Reflexión
inspirada en el evangelio según san Marcos 14-12-16. 22-26
“Tomen, esto es
mi cuerpo.”
Como es natural,
la celebración de la misa ha ido cambiando a lo largo de los siglos.
Según la época,
teólogos y liturgistas han ido destacando algunos aspectos y descuidando otros.
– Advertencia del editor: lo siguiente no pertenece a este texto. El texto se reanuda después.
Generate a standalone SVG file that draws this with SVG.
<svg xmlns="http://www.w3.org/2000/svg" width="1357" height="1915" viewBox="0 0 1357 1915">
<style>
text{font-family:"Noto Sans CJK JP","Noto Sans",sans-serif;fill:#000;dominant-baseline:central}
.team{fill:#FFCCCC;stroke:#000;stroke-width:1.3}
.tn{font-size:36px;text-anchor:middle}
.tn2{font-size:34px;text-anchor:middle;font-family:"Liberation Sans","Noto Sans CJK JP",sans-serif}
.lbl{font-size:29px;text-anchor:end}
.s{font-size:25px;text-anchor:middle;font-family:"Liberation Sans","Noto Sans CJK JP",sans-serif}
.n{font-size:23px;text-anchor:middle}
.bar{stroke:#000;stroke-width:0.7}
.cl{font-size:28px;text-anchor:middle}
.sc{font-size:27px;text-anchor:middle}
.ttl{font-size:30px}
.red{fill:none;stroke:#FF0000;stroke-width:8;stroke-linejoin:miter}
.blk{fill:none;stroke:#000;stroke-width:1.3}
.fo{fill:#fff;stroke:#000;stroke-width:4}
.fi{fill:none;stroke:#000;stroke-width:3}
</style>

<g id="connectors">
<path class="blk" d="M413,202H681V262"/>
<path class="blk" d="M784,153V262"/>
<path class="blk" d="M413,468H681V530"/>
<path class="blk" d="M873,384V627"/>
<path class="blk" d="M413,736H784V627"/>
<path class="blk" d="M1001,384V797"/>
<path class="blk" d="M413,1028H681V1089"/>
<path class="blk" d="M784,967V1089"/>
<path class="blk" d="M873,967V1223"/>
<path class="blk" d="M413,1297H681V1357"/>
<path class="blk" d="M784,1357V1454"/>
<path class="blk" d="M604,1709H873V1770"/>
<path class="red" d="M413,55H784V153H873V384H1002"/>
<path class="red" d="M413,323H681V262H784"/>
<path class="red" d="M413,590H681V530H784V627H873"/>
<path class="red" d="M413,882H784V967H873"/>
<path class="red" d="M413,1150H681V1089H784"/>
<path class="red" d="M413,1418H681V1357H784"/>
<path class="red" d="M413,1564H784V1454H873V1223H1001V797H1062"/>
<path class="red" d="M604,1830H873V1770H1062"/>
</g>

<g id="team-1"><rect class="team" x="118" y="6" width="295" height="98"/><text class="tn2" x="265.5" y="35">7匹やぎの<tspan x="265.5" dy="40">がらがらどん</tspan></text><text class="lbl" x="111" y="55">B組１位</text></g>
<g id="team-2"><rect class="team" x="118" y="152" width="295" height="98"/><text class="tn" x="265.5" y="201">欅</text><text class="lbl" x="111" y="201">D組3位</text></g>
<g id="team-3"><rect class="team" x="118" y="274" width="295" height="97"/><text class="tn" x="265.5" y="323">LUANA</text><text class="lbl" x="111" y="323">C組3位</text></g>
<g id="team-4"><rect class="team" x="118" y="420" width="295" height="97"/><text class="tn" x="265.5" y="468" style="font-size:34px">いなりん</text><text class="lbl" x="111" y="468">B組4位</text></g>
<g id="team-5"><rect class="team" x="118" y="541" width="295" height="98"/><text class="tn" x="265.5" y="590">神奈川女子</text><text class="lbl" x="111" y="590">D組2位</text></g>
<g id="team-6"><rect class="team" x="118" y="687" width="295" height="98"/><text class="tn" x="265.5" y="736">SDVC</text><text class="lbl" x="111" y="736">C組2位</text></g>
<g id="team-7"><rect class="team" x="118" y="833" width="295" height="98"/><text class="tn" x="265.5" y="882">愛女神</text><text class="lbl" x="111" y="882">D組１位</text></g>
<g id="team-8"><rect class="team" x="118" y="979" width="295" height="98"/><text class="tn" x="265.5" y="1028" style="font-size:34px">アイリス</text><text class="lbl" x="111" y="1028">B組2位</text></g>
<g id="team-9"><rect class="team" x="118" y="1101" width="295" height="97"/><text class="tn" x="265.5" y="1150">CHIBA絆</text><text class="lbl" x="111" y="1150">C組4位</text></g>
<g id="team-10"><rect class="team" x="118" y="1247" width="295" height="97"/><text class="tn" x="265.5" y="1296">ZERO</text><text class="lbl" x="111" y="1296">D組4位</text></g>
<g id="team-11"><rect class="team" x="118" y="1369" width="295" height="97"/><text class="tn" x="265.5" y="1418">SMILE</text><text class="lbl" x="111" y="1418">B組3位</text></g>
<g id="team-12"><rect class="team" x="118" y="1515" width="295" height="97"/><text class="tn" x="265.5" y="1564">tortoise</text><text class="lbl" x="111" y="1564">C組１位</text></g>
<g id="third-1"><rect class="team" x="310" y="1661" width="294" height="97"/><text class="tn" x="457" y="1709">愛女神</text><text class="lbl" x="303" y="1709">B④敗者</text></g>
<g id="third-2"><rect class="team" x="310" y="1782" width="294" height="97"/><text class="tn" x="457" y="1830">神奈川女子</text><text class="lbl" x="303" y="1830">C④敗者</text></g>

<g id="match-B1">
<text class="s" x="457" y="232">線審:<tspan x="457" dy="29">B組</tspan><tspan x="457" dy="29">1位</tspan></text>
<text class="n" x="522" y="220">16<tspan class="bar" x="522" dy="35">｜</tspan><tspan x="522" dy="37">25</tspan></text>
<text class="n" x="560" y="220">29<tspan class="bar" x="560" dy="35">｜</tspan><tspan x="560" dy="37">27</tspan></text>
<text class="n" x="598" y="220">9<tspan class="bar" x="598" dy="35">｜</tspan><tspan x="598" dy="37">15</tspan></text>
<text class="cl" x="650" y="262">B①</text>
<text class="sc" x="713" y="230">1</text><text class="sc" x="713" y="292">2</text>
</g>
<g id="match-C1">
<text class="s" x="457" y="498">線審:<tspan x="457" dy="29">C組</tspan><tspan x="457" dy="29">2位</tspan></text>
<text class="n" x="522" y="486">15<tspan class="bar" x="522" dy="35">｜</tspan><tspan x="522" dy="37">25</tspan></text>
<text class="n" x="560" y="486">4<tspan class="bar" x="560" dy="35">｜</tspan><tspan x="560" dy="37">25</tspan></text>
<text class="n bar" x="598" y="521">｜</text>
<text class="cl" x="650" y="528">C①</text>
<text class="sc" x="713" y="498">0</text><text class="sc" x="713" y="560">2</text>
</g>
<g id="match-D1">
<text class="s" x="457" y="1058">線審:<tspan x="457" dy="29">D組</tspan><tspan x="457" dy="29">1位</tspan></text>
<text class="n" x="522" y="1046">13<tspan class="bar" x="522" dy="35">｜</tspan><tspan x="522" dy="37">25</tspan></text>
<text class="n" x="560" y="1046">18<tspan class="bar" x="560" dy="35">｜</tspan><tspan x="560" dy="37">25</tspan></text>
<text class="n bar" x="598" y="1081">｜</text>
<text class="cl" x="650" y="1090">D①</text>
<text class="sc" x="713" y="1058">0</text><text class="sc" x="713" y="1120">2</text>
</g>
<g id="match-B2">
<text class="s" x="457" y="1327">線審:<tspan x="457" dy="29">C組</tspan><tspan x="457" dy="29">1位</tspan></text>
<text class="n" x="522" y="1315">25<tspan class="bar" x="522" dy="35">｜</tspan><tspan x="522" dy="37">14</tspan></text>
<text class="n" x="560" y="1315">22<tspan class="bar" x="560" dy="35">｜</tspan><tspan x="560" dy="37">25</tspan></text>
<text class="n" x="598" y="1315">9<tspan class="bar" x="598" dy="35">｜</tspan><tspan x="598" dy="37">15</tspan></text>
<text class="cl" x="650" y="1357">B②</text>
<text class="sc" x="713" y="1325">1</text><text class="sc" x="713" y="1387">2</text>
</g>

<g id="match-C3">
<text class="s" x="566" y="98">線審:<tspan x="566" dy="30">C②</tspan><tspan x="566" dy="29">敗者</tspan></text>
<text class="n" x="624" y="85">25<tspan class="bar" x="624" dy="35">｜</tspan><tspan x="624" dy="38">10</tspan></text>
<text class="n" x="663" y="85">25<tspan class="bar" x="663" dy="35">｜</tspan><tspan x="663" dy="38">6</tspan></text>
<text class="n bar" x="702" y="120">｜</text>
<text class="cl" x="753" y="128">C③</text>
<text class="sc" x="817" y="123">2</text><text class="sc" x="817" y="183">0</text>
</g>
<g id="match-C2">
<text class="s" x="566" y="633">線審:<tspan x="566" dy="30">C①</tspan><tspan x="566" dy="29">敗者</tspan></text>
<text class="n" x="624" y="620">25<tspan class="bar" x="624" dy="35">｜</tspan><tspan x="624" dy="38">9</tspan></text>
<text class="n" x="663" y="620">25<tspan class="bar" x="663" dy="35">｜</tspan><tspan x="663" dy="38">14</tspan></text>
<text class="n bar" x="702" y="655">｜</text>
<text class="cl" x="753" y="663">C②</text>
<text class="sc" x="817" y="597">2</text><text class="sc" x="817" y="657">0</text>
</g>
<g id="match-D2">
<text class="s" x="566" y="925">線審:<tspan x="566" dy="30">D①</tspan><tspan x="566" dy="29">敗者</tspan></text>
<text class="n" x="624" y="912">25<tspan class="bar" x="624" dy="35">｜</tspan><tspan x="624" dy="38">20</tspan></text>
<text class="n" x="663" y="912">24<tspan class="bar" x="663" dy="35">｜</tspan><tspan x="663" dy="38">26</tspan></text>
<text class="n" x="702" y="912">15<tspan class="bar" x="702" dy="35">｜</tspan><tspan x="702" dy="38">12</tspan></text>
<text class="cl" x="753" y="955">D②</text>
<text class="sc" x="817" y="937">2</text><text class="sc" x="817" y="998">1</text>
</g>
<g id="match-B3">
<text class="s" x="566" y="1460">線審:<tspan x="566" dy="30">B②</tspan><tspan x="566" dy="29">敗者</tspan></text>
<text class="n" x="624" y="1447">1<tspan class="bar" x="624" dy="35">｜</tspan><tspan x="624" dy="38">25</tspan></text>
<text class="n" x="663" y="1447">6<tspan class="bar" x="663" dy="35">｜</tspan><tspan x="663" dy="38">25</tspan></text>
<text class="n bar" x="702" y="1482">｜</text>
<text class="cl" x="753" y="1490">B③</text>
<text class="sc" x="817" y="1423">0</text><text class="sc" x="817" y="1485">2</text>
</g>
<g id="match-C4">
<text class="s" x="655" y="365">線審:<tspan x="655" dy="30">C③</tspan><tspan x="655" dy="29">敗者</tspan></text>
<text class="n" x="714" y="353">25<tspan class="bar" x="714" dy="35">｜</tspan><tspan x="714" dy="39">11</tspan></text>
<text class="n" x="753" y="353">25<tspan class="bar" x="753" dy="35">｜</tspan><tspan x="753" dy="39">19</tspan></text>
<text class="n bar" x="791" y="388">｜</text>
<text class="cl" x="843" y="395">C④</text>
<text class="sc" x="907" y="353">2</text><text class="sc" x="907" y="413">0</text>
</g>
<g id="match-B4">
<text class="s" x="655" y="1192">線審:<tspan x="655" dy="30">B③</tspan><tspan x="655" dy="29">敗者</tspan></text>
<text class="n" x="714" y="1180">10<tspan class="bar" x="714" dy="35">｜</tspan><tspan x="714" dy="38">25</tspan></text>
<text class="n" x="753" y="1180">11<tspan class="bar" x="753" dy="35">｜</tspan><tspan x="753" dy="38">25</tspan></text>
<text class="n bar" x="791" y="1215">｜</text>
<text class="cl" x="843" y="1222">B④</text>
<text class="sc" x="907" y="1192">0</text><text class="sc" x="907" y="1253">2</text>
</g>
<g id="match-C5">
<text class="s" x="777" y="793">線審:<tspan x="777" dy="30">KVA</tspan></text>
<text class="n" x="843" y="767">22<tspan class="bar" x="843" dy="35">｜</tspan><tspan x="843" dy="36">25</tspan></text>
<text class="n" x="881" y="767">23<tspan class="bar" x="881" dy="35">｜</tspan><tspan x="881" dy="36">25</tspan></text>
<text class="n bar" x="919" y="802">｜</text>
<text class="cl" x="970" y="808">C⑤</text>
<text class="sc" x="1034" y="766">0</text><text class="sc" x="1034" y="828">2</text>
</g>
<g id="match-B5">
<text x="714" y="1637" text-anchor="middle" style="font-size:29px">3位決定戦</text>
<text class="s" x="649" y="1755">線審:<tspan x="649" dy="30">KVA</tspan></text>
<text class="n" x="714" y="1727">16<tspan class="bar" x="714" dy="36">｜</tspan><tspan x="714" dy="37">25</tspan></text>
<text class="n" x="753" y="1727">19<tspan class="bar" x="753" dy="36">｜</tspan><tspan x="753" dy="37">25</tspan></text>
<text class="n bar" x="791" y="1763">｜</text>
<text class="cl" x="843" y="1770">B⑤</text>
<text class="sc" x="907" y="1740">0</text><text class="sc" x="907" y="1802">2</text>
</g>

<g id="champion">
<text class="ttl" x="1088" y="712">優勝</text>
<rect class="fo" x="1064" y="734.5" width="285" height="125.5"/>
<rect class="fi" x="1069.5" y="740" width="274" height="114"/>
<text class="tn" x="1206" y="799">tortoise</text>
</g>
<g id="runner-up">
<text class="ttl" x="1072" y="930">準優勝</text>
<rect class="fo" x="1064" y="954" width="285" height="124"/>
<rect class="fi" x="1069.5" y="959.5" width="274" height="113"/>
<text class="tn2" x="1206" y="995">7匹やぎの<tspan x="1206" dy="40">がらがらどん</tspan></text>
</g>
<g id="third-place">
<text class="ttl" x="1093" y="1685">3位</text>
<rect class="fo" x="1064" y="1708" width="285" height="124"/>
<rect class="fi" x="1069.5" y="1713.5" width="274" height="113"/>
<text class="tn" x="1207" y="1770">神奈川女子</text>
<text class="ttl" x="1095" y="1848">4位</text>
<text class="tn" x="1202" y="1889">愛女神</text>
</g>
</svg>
La misa ha servido de marco para celebrar coronaciones de reyes y papas, rendir
homenajes o conmemorar victorias de guerra. Los músicos la han convertido en
concierto. Los pueblos la han integrado en sus devociones y costumbres
religiosas...
Después de
veinte siglos, puede ser necesario recordar algunos de los rasgos esenciales de
la última Cena del Señor, tal como era recordada y vivida por las primeras
generaciones cristianas.
En el fondo de
esa cena hay algo que jamás será olvidado: sus seguidores no quedarán
huérfanos. La muerte de Jesús no podrá romper su comunión con él. Nadie ha de
sentir el vacío de su ausencia. Sus discípulos no se quedan solos, a merced de
los avatares de la historia. En el centro de toda comunidad cristiana que
celebra la eucaristía está Cristo vivo y operante. Aquí está el secreto de su
fuerza.
De él se
alimenta la fe de sus seguidores. No basta asistir a esa cena. Los discípulos
son invitados a «comer». Para alimentar nuestra adhesión a Jesucristo,
necesitamos reunirnos a escuchar sus palabras e introducirlas en nuestro
corazón, y acercarnos a comulgar con él identificándonos con su estilo de
vivir. Ninguna otra experiencia nos puede ofrecer alimento más sólido.
No hemos de
olvidar que «comulgar» con Jesús es comulgar con alguien que ha vivido y ha
muerto «entregado» totalmente por los demás. Así insiste Jesús. Su cuerpo es un
«cuerpo entregado» y su sangre es una «sangre derramada» por la salvación de
todos. Es una contradicción acercarnos a «comulgar» con Jesús, resistiéndonos
egoístamente a preocuparnos de algo que no sea nuestro propio interés.
Nada hay más
central y decisivo para los seguidores de Jesús que la celebración de esta cena
del Señor. Por eso hemos de cuidarla tanto.
Bien celebrada,
la eucaristía nos moldea, nos va uniendo a Jesús, nos alimenta de su vida, nos
familiariza con el evangelio, nos invita a vivir en actitud de servicio
fraterno, y nos sostiene en la esperanza del reencuentro final con él.